I was lucky enough to see these performances, and was struck by the use of dress in each production. The normality of the costumes in contrast to the set, which in the case of ‘Auf dem Gebirge hat man ein Geschrei’ was pine trees and a pile of soil in which the performers regularly rolled, sat and fell into, was extremely interesting. The costumes, which included tea dresses, suits and swimming costumes, worked in parallel with the choreography, to create a world that blurred the lines between reality and dreams. The performers are presented as ordinary people, not fixed in a specific time or place, but rooted in the everyday, participating in strange and erratic behaviour observed from life. Unlike other contemporary dance or ballet performances, where one is acutely aware of costume and characterisation, the costumes here felt like ready-to-wear garments. This is testament to the skill of Marion Cito, the costume designer for the company, who designed the ‘everyday’ costumes, whilst still allowing for the freedom of movement and flexibility necessary for a dancer. Cito says of the costumes: ‘…the Tanztheater costumes are interesting in that they present the dancers primarily as normal people – in dresses, suits, high heels and everyday shoes – as opposed to performers in traditional leotards and ballet shoes’

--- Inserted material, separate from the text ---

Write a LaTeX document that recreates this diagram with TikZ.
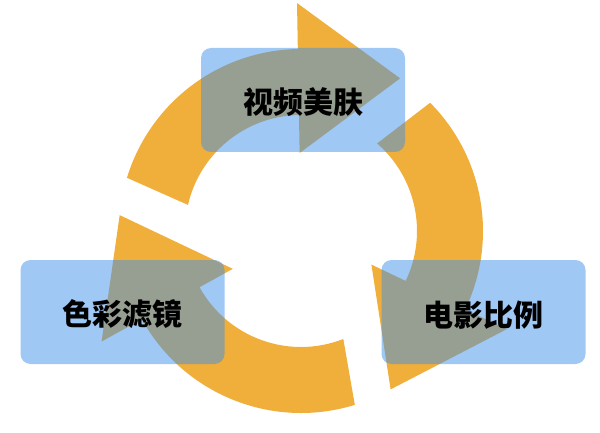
\documentclass[tikz,border=0pt]{standalone}
\usepackage{fontspec}
\newfontfamily\cjk{Noto Sans CJK SC}
\definecolor{arr}{RGB}{240,174,58}
\definecolor{boxc}{RGB}{64,145,236}
% #1 tail outer angle, #2 tail inner angle, #3 head base angle, #4 tip angle
\newcommand\cyclearrow[4]{%
  \fill[ring] ([shift={(#1:182)}]C) arc[start angle=#1, end angle=#3, radius=182]
    -- ([shift={(#3:228)}]C) -- ([shift={(#4:182)}]C) -- ([shift={(#3:78)}]C)
    -- ([shift={(#3:116)}]C) arc[start angle=#3, end angle=#2, radius=116] -- cycle;
}
\begin{document}
\begin{tikzpicture}[x=1pt,y=1pt,
  ring/.style={fill=arr, draw=none},
  card/.style={fill=boxc, fill opacity=0.5, text opacity=1, draw=none,
    rounded corners=10pt, minimum width=204pt, minimum height=104pt, inner sep=0pt,
    font=\cjk\bfseries\fontsize{30}{32}\selectfont, text=black},
  label/.style={font=\cjk\bfseries\fontsize{30}{32}\selectfont, text=black, inner sep=0pt}]
\useasboundingbox (0,0) rectangle (600,432);
\coordinate (C) at (301,201);
\cyclearrow{163}{167}{91}{57}
\cyclearrow{44.8}{49}{-25.5}{-60.5}
\cyclearrow{-72.8}{-68.6}{-151}{175}
\node[card] (top) at (303,332) {};
\node[card] (left) at (122.5,120) {};
\node[card] (right) at (483.5,120) {};
\node[label] (topt) at ([yshift=-2.5pt]top.center) {视频美肤};
\node[label] (leftt) at ([yshift=-2pt]left.center) {色彩滤镜};
\node[label] (rightt) at ([yshift=-3pt]right.center) {电影比例};
\end{tikzpicture}
\end{document}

Cito, herself a trained dancer, took over the role of costume designer after the untimely death of Rolf Borzik in 1980. The first costumes she designed were for the piece ‘1980 – Ein Stück von Pina Bausch’, a piece that dealt with some of the issues of grief for the loss of Borzik. Cito continued the aesthetic and ethos of Borzik’s work, taking inspiration from everyday life that contrasts the often absurd, surreal and dysfunctional elements of what takes place on stage. Cito worked closely with Pina – looking through old photographs for inspiration. Unlike other dance companies where the costumes and sets are created before production begins, Bausch worked in a different way.
Cito had to design costumes ‘speculatively’, guessing the direction of the choreography – designing alongside Bausch’s choreographic process, entrusting each other with the shared task of creating a harmonious performance that only came together in the final stages of production.

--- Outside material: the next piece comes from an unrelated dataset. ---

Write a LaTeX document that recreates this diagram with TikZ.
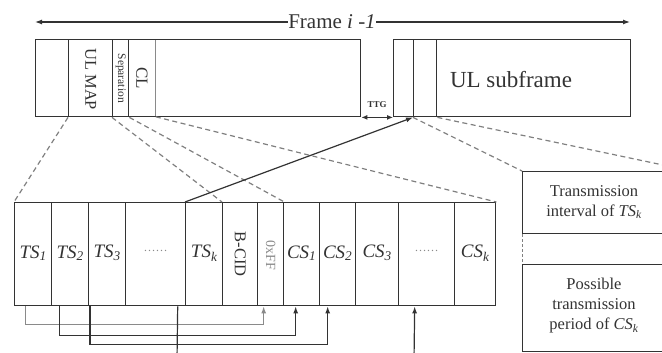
\documentclass[tikz,border=0pt]{standalone}
\usepackage{fontspec}
\setmainfont{Liberation Serif}
\usetikzlibrary{arrows.meta}
\definecolor{lc}{HTML}{333333}
\definecolor{dc}{HTML}{808080}
\definecolor{gc}{HTML}{8A8A8A}
\begin{document}
\begin{tikzpicture}[x=1pt,y=-1pt,
  box/.style={draw=lc, line width=1.4pt, inner sep=0pt, anchor=north west},
  thinbox/.style={draw=gc, line width=0.8pt, inner sep=0pt, anchor=north west},
  dsh/.style={draw=dc, line width=1.2pt, dash pattern=on 5pt off 3.5pt},
  conn/.style={draw=lc, line width=1.2pt},
  tipa/.style={-{Latex[length=7pt,width=5pt]}},
  tsf/.style={font=\fontsize{19}{21}\selectfont\itshape, inner sep=0pt},
  rotf/.style={rotate=-90, inner sep=0pt},
  dots/.style={text=gc, font=\fontsize{12}{14}\selectfont, inner sep=0pt},
  txt/.style={align=center, font=\fontsize{16.5}{20}\selectfont, inner sep=0pt, text=lc},
]
\useasboundingbox (0,0) rectangle (662,353);
\clip (0,0) rectangle (662,353);

% ---------- top frame arrow ----------
\coordinate (fl) at (35,22);
\coordinate (fr) at (630,22);
\node[fill=white, inner sep=0.5pt, font=\fontsize{21}{24}\selectfont, text=lc] (frame) at (332,22) {Frame \textit{i} \textit{-1}};
\draw[conn, tipa] (frame) -- (fl);
\draw[conn, tipa] (frame) -- (fr);

% ---------- top left box ----------
\node[thinbox, minimum width=27pt, minimum height=77pt] (cl) at (128,39) {};
\node[box, minimum width=33pt, minimum height=77pt] (a0) at (35,39) {};
\node[box, minimum width=44pt, minimum height=77pt] (ulmap) at (68,39) {};
\node[box, minimum width=16pt, minimum height=77pt] (sep) at (112,39) {};
\node[box, minimum width=325pt, minimum height=77pt] (dl) at (35,39) {};
\node[rotf, font=\fontsize{16.5}{18}\selectfont, text=lc] (ulmapt) at ([yshift=-1pt]ulmap.center) {UL MAP};
\node[rotf, font=\fontsize{11.5}{12}\selectfont, text=lc] (sept) at (sep.center) {Separation};
\node[rotf, font=\fontsize{17}{18}\selectfont, text=lc] (clt) at (cl.center) {CL};

% ---------- top right box ----------
\node[box, minimum width=20pt, minimum height=77pt] (r0) at (393,39) {};
\node[box, minimum width=23pt, minimum height=77pt] (r1) at (413,39) {};
\node[box, minimum width=194pt, minimum height=77pt] (ulsub) at (436,39) {};
\node[font=\fontsize{23}{26}\selectfont, text=lc, inner sep=0pt] (ulsubt) at (511,80) {UL subframe};

% TTG
\node[font=\fontsize{9}{10}\selectfont\bfseries, text=lc, inner sep=0pt] (ttg) at (377,105) {TTG};
\draw[conn, line width=1pt, {Latex[length=6pt,width=5pt]}-{Latex[length=6pt,width=5pt]}] (dl.south east) -- (r0.south west);

% ---------- bottom row ----------
\node[box, minimum width=37pt, minimum height=103pt] (ts1) at (14,202) {};
\node[box, minimum width=37pt, minimum height=103pt] (ts2) at (51,202) {};
\node[box, minimum width=37pt, minimum height=103pt] (ts3) at (88,202) {};
\node[box, minimum width=60pt, minimum height=103pt] (tsd) at (125,202) {};
\node[box, minimum width=37pt, minimum height=103pt] (tsk) at (185,202) {};
\node[box, minimum width=35pt, minimum height=103pt] (bcid) at (222,202) {};
\node[box, minimum width=26pt, minimum height=103pt] (xff) at (257,202) {};
\node[box, minimum width=36pt, minimum height=103pt] (cs1) at (283,202) {};
\node[box, minimum width=36pt, minimum height=103pt] (cs2) at (319,202) {};
\node[box, minimum width=43pt, minimum height=103pt] (cs3) at (355,202) {};
\node[box, minimum width=56pt, minimum height=103pt] (csd) at (398,202) {};
\node[box, minimum width=41pt, minimum height=103pt] (csk) at (454,202) {};

\node[tsf, text=lc] (ts1t) at ([yshift=1pt]ts1.center) {TS\textsubscript{1}};
\node[tsf, text=lc] (ts2t) at ([yshift=1pt]ts2.center) {TS\textsubscript{2}};
\node[tsf, text=lc] (ts3t) at ([yshift=1pt]ts3.center) {TS\textsubscript{3}};
\node[dots] (tsdt) at ([yshift=3pt]tsd.center) {\dots\dots};
\node[tsf, text=lc] (tskt) at ([yshift=1pt]tsk.center) {TS\textsubscript{k}};
\node[rotf, font=\fontsize{16.5}{18}\selectfont, text=lc] (bcidt) at ([yshift=0pt]bcid.center) {B-CID};
\node[rotf, font=\fontsize{14}{16}\selectfont, text=gc] (xfft) at ([yshift=-1pt]xff.center) {0xFF};
\node[tsf, text=lc] (cs1t) at ([yshift=1pt]cs1.center) {CS\textsubscript{1}};
\node[tsf, text=lc] (cs2t) at ([yshift=1pt]cs2.center) {CS\textsubscript{2}};
\node[tsf, text=lc] (cs3t) at ([yshift=1pt]cs3.center) {CS\textsubscript{3}};
\node[dots] (csdt) at ([yshift=3pt]csd.center) {\dots\dots};
\node[tsf, text=lc] (cskt) at ([yshift=1pt]csk.center) {CS\textsubscript{k}};

% ---------- right boxes ----------
\node[box, minimum width=168pt, minimum height=62pt] (tx) at (522,171) {};
\node[txt] (txt1) at (594,202) {Transmission\\interval of \textit{TS\textsubscript{k}}};
\node[box, minimum width=168pt, minimum height=87pt] (ps) at (522,264) {};
\node[txt] (txt2) at (594,306) {Possible\\transmission\\period of \textit{CS\textsubscript{k}}};
\draw[dsh, line width=0.9pt, dash pattern=on 3pt off 2pt] (tx.south west) -- (ps.north west);

% ---------- dashed mapping lines ----------
\draw[dsh] (ulmap.south west) -- (ts1.north west);
\draw[dsh] (sep.south west) -- (bcid.north west);
\draw[dsh] (sep.south east) -- (xff.north east);
\draw[dsh] (cl.south east) -- (csk.north east);
\draw[dsh] (r1.south west) -- (tx.north west);
\draw[dsh] (r1.south east) -- (tx.north east);

% ---------- solid arrow TS_k -> UL subframe ----------
\draw[conn, tipa] (tsk.north west) -- (r1.south west);

% ---------- bottom connectors ----------
\draw[conn, draw=gc, tipa] ([xshift=-7.5pt]ts1.south) -- ++(0,18) -| ([xshift=-7pt]xff.south);
\draw[conn, tipa] ([xshift=-10.5pt]ts2.south) -- ++(0,29) -| ([xshift=-6pt]cs1.south);
\draw[conn, tipa] ([xshift=2pt]ts3.south west) -- ++(0,38) -| ([xshift=-10pt]cs2.south);
\coordinate (lowa) at (177,360);
\draw[conn] ([xshift=22pt]tsd.south) -- (lowa);
\coordinate (lowb) at (414,360);
\draw[conn, tipa] (lowb) -- ([xshift=-12pt]csd.south);
\end{tikzpicture}
\end{document}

Last year I saw these costumes on the London stage. The performers wore elegant dresses and suits, their splendid garb jarring with the poetic choreography, and the grass floor of the set. The glamorous eveningwear that features prominently in this piece came to be a common feature – a demonstration of beauty and desire, but also ‘…of how men and women interact with each other and use their clothing to hide or reveal themselves accordingly.’